One of the driving reasons for the introduction of the ICT OCR Nationals as a core subject at KS4 at our school was to improve our 5 A*- C results. We are under notice to improve, to a large extent, because of our current 41% 5 A*-C GCSE results. A qualification not contributing to these headline figures would be hard pushed to justify it's curriculum time. Added to which, what message is sent out to employers / colleges if the course is not a 'proper' GCSE. OK the students would still get a qualification but what would it be worth?
Obviously the first step was to find out whether OCR Nationals were affected in the same way as DiDA. So I checked the DoE website and the OCR Nationals website - nothing mentioned on either. So I contacted fellow ICT HoDs and tweeted out to my PLN. General feedback was no I must be wrong, surely the qualification would still count or we would have heard about it. People seemed pretty confident but I was having trouble identifying a definitive source for this confidence. I contacted my OCR Nationals moderator who passed by query up the line. The response was as follows:-
'My understanding is that the Government, cannot change the
rules once the qualification has been accredited and this will only
come into effect after 2014, however, I do not know for sure and this
is not something that we should be giving advice on, this must be left
to OCR. Please suggest to your team member that he/she directs the
Centre to contact OCR directly to find out the position this way no
wires get crossed.'
However as a friend pointed out:-
It’s true they can ‘t change the rules regarding GCSE equivalence points for already accredited qualifications BUT they CAN change which qualifications they will or won’t use in league tables at any time.
So we phoned OCR directly to find out. Only it turns out they don't know either and may not know for sure until January. However it was not sounding hopeful. Our supplementary question about which units are likely to stay the same under the new specification could not be answered either. We are promised a call back in the next few days but are left in limbo. Are we teaching a course which will have little or no value, either for the school, or for the students themselves?

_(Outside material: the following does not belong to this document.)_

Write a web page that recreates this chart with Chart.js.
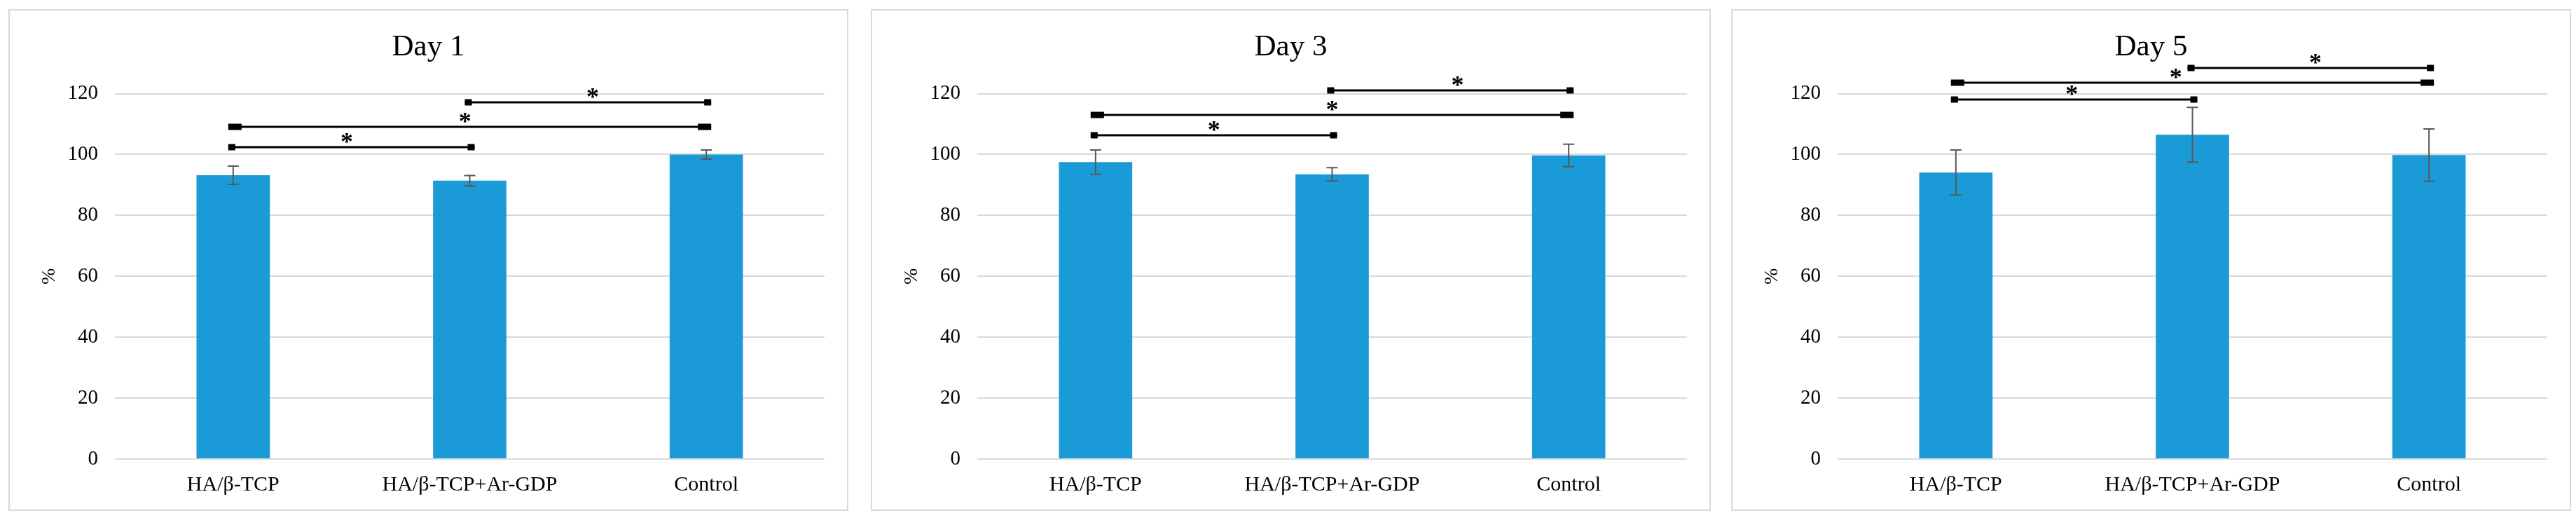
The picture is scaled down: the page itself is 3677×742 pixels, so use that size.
<!DOCTYPE html>
<html lang="en">
<head>
    <meta charset="UTF-8">
    <title>Cell viability Day 1 / Day 3 / Day 5</title>
    <script src="https://cdn.jsdelivr.net/npm/chart.js"></script>
    <style>
        body {
            margin: 0;
            background: #ffffff;
            width: 3677px;
            height: 742px;
            position: relative;
            overflow: hidden;
        }
        .panel {
            position: absolute;
            top: 13px;
            width: 1199px;
            height: 716px;
            border: 2px solid #d9d9d9;
            box-sizing: border-box;
            background: #fff;
        }
        .panel canvas {
            display: block;
        }
    </style>
</head>
<body>

<div class="panel" style="left: 12px;"><canvas id="day1" width="1195" height="712"></canvas></div>
<div class="panel" style="left: 1243px;"><canvas id="day3" width="1195" height="712"></canvas></div>
<div class="panel" style="left: 2471px;"><canvas id="day5" width="1195" height="712"></canvas></div>

<script>
    // data
    const categories = ['HA/β-TCP', 'HA/β-TCP+Ar-GDP', 'Control'];
    const yTicks = [0, 20, 40, 60, 80, 100, 120];

    const day1Values = [93.2, 91.4, 100.0];
    const day1Errors = [3.0, 1.7, 1.5];
    const day3Values = [97.5, 93.5, 99.7];
    const day3Errors = [4.0, 2.2, 3.7];
    const day5Values = [94.1, 106.5, 99.8];
    const day5Errors = [7.4, 9.0, 8.6];

    // significance brackets: [from category, to category, height in %, star position (category units)]
    const day1Brackets = [[0, 1, 102.5, 0.48], [0, 2, 109.2, 0.98], [1, 2, 117.2, 1.52]];
    const day3Brackets = [[0, 1, 106.3, 0.5], [0, 2, 113.0, 1.0], [1, 2, 121.1, 1.53]];
    const day5Brackets = [[0, 1, 118.0, 0.49], [0, 2, 123.7, 0.93], [1, 2, 128.5, 1.52]];

    const barColor = '#1a9bd7';
    const serif = "'Liberation Serif', 'Times New Roman', serif";

    // draws error bars and the * brackets using the chart's own scales
    const annotations = {
        id: 'annotations',
        afterDatasetsDraw(chart, args, opts) {
            const c = chart.ctx;
            const x = chart.scales.x;
            const y = chart.scales.y;
            const vals = chart.data.datasets[0].data;

            c.save();
            // error bars
            c.strokeStyle = '#595959';
            c.lineWidth = 2;
            opts.errors.forEach((e, i) => {
                const cx = x.getPixelForValue(i);
                const top = y.getPixelForValue(vals[i] + e);
                const bot = y.getPixelForValue(vals[i] - e);
                c.beginPath();
                c.moveTo(cx, top); c.lineTo(cx, bot);
                c.moveTo(cx - 8, top); c.lineTo(cx + 8, top);
                c.moveTo(cx - 8, bot); c.lineTo(cx + 8, bot);
                c.stroke();
            });

            // brackets
            c.fillStyle = '#000';
            c.strokeStyle = '#000';
            c.lineWidth = 3;
            opts.brackets.forEach(b => {
                const x1 = x.getPixelForValue(b[0]);
                const x2 = x.getPixelForValue(b[1]);
                const ly = Math.round(y.getPixelForValue(b[2]));
                const w = (b[1] - b[0] > 1) ? 19 : 10;
                c.beginPath();
                c.moveTo(x1 - 7, ly); c.lineTo(x2 + 7, ly);
                c.stroke();
                c.fillRect(x1 - 7, ly - 4.5, w, 9);
                c.fillRect(x2 + 7 - w, ly - 4.5, w, 9);
                // star position between categories
                const sx = x1 + (x2 - x1) * (b[3] - b[0]) / (b[1] - b[0]);
                c.font = 'bold 36px ' + serif;
                c.textAlign = 'center';
                c.textBaseline = 'alphabetic';
                c.fillText('*', sx, ly + 4);
            });
            c.restore();
        }
    };

    function makeChart(id, title, values, errors, brackets) {
        new Chart(document.getElementById(id), {
            type: 'bar',
            data: {
                labels: categories,
                datasets: [{
                    data: values,
                    backgroundColor: barColor,
                    borderWidth: 0,
                    categoryPercentage: 1.0,
                    barPercentage: 0.31
                }]
            },
            options: {
                responsive: false,
                animation: false,
                layout: {
                    padding: { left: 32, right: 32, top: 0, bottom: -2 }
                },
                plugins: {
                    legend: { display: false },
                    tooltip: { enabled: false },
                    title: {
                        display: true,
                        text: title,
                        color: '#000',
                        font: { family: serif, size: 43, weight: 'normal' },
                        padding: { top: 27, bottom: 40 }
                    },
                    annotations: { errors: errors, brackets: brackets }
                },
                scales: {
                    x: {
                        grid: { display: false, drawTicks: false },
                        border: { display: false },
                        ticks: {
                            color: '#000',
                            padding: 19,
                            font: { family: serif, size: 30 }
                        }
                    },
                    y: {
                        min: 0,
                        max: 120,
                        afterBuildTicks(axis) {
                            axis.ticks = yTicks.map(v => ({ value: v }));
                        },
                        afterFit(axis) {
                            axis.width = 118;
                        },
                        grid: { color: '#d9d9d9', lineWidth: 2, drawTicks: false },
                        border: { display: false },
                        ticks: {
                            color: '#000',
                            padding: 24,
                            font: { family: serif, size: 29 }
                        },
                        title: {
                            display: true,
                            text: '%',
                            color: '#000',
                            font: { family: serif, size: 28 },
                            padding: { top: 8, bottom: 8 }
                        }
                    }
                }
            },
            plugins: [annotations]
        });
    }

    makeChart('day1', 'Day 1', day1Values, day1Errors, day1Brackets);
    makeChart('day3', 'Day 3', day3Values, day3Errors, day3Brackets);
    makeChart('day5', 'Day 5', day5Values, day5Errors, day5Brackets);
</script>

</body>
</html>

So I am left weighing up the options with little hard information to go on. Carrying on with a course whose results will not count in the league tables is not feasible for a school in our position. I have only 1 hour a week for two years so am well short of the 180 hours required to deliver a traditional GCSE. Short courses and other 1/2 GCSEs such as Functional Skills will no longer count in the tables either so they are not an option. So I seem to have only two options:-
However as curriculum planning and options choices are well underway I do not have more than a few weeks to make a decision. Whether I have any firm information to help me make the decision by then is very much in doubt.
Then an email that I almost deleted without reading has turned everything upsidedown again. The email was from the Edexcel ICT subject advisor which I subscribe to for BTEC updates. The email in question concerned DiDA, a course I've not taught for several years. As I was glancing through it make sure there were no references to BTEC I came across this paragraph:-
As you know, DiDA qualifications are 100% internally assessed. This means that in their present form they will cease to be counted in performance tables from 2014. You will need to bear this in mind when deciding which ICT qualifications to offer in Key Stage 4 from 2012 onwards. If you teach DiDA over 3 years you need to be aware that your current Year 9 pupils’ results will not contribute to your school's league table results when they reach the end of Year 11 in 2014.
Now while we do not teach DiDA we do teach OCR Nationals in year 9 and 10 (with no core ICT in year 11). OCR Nationals are 100% internally assessed in the same way that DiDA is. I knew that the current specification was being replaced at the end of the school year to fit with the new government requirements but the final accreditation date for the current specification was summer 2014 and I had no reason to think that the results would not still count in the league tables. The new specification is not yet available and is for first teaching in September 2012 so all year 9 have started on the current specification. Despite my personal views on the OCR Nationals course I have built the course up to the students stressing that they are working on GCSE level coursework and that they would get their first GCSE by the end of year 10. They have responded well and are working hard and producing work of a good quality. Suddenly, just like that, the rug appears to have been pulled from under us.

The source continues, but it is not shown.